Diana’s ‘stranger in a strange land’ scenes are consistently entertaining. The absurdity of Victorian clothing — they are just so impractical for fighting – is a funny, clever send-up, poking gentle fun at outmoded women’s norms. Her banter-filled scenes with an often tongue-tied, exasperated Steve Trevor are even more effective, providing a stark contrast between Themyscira’s pragmatism and the strict conservatism and social mores of WWI-era Europe.  They’re also cheeky and funny as hell.

Unfortunately, the third act threatens to derail all of that. It reeks of Zack Snyder’s heavy hand, a relentless onslaught of bloodless slow-motion fighting, melodramatic voice overs, flying CGI tanks and masonry, and messianic imagery. There’s an attempt to inject an interesting message about human nature and our capacity for good and evil, but it’s lost among the fetishized, hyper-stylized action sequences. Fortunately, it doesn’t completely overwhelm the fun, earnest, well-made first two acts.

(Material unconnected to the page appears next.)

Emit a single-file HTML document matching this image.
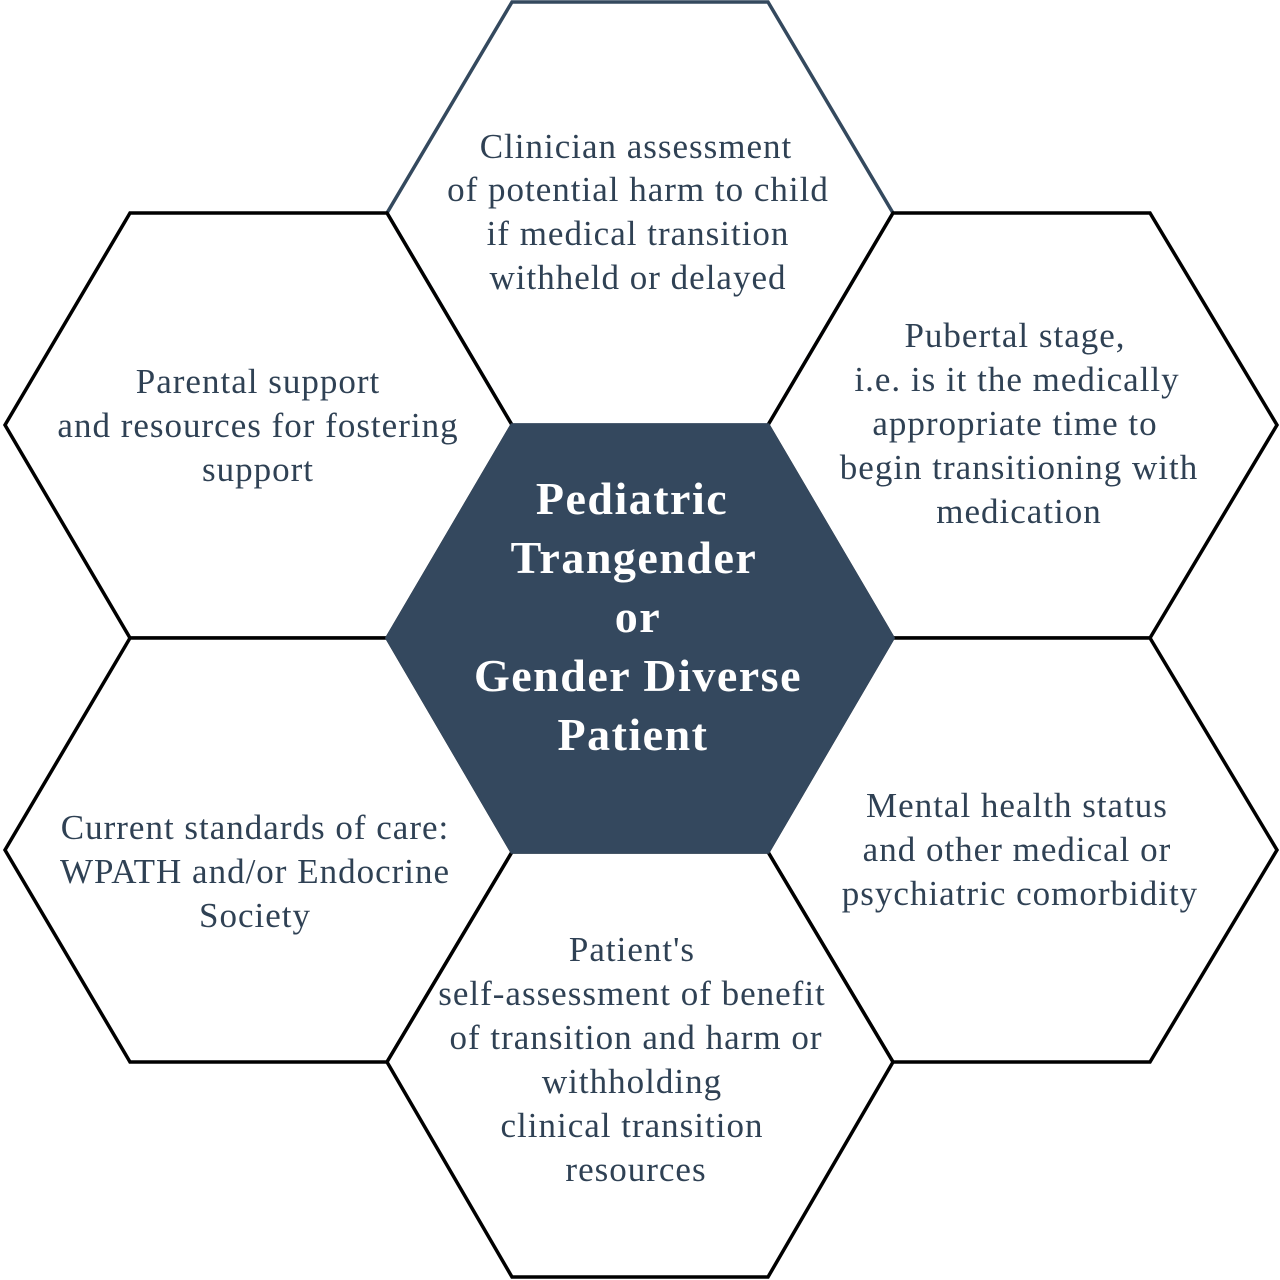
<!DOCTYPE html>
<html><head><meta charset="utf-8"><style>
html,body{margin:0;padding:0;background:#fff;width:1280px;height:1280px;overflow:hidden}
text{font-family:"Liberation Serif",serif;fill:#2f4154;font-size:35px;letter-spacing:1px;text-anchor:middle}
.c{fill:#fff;font-weight:bold;font-size:46px;letter-spacing:1.5px}
</style></head><body>
<svg width="1280" height="1280" viewBox="0 0 1280 1280" xmlns="http://www.w3.org/2000/svg">
<g fill="#fff" stroke="#000" stroke-width="3.5" stroke-linejoin="miter">
<polygon points="512,2 768,2 893,213 768,425 512,425 387,213" stroke="#34495e"/>
<polygon points="130,213 387,213 512,425 387,638 130,638 5,425"/>
<polygon points="893,213 1150,213 1277,425 1150,638 893,638 768,425"/>
<polygon points="130,638 387,638 512,852 387,1062 130,1062 5,850"/>
<polygon points="893,638 1150,638 1277,850 1150,1062 893,1062 768,852"/>
<polygon points="512,852 768,852 893,1062 768,1277 512,1277 387,1062"/>
<polygon points="512,425 768,425 893,638 768,852 512,852 387,638" fill="#34485e" stroke="#34485e"/>
</g>
<text x="636" y="158">Clinician assessment</text>
<text x="638" y="201">of potential harm to child</text>
<text x="638" y="245">if medical transition</text>
<text x="638" y="289">withheld or delayed</text>
<text x="258" y="393">Parental support</text>
<text x="258" y="437">and resources for fostering</text>
<text x="258" y="481">support</text>
<text x="1015" y="347">Pubertal stage,</text>
<text x="1017" y="391">i.e. is it the medically</text>
<text x="1015" y="435">appropriate time to</text>
<text x="1019" y="479">begin transitioning with</text>
<text x="1019" y="523">medication</text>
<text class="c" x="632" y="514">Pediatric</text>
<text class="c" x="634" y="573">Trangender</text>
<text class="c" x="638" y="632">or</text>
<text class="c" x="638" y="691">Gender Diverse</text>
<text class="c" x="633" y="750">Patient</text>
<text x="255" y="839">Current standards of care:</text>
<text x="255" y="883">WPATH and/or Endocrine</text>
<text x="255" y="927">Society</text>
<text x="1017" y="817">Mental health status</text>
<text x="1017" y="861">and other medical or</text>
<text x="1020" y="905">psychiatric comorbidity</text>
<text x="632" y="961">Patient's</text>
<text x="632" y="1005">self-assessment of benefit</text>
<text x="636" y="1049">of transition and harm or</text>
<text x="632" y="1093">withholding</text>
<text x="632" y="1137">clinical transition</text>
<text x="636" y="1181">resources</text>
</svg>
</body></html>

Wonder Woman is a rare summer blockbuster from a studio not named ‘Pixar’ that both parents and kids will enjoy. Little girls of all ages will love Diana; so will anyone who enjoys watching a no-nonsense hero kick ass. An overblown third act can’t derail the subtly wry, consistently entertaining fun. Here’s hoping it makes the same bank as the vastly-inferior Batman Vs Superman did.

Ephemera

  • PG-13 seems right. While there’s no swearing, nudity or graphic violence, really young kids might be a little overwhelmed by the intensity of the WWI battle scenes.
  • Sorry, folks…no post-credit scene.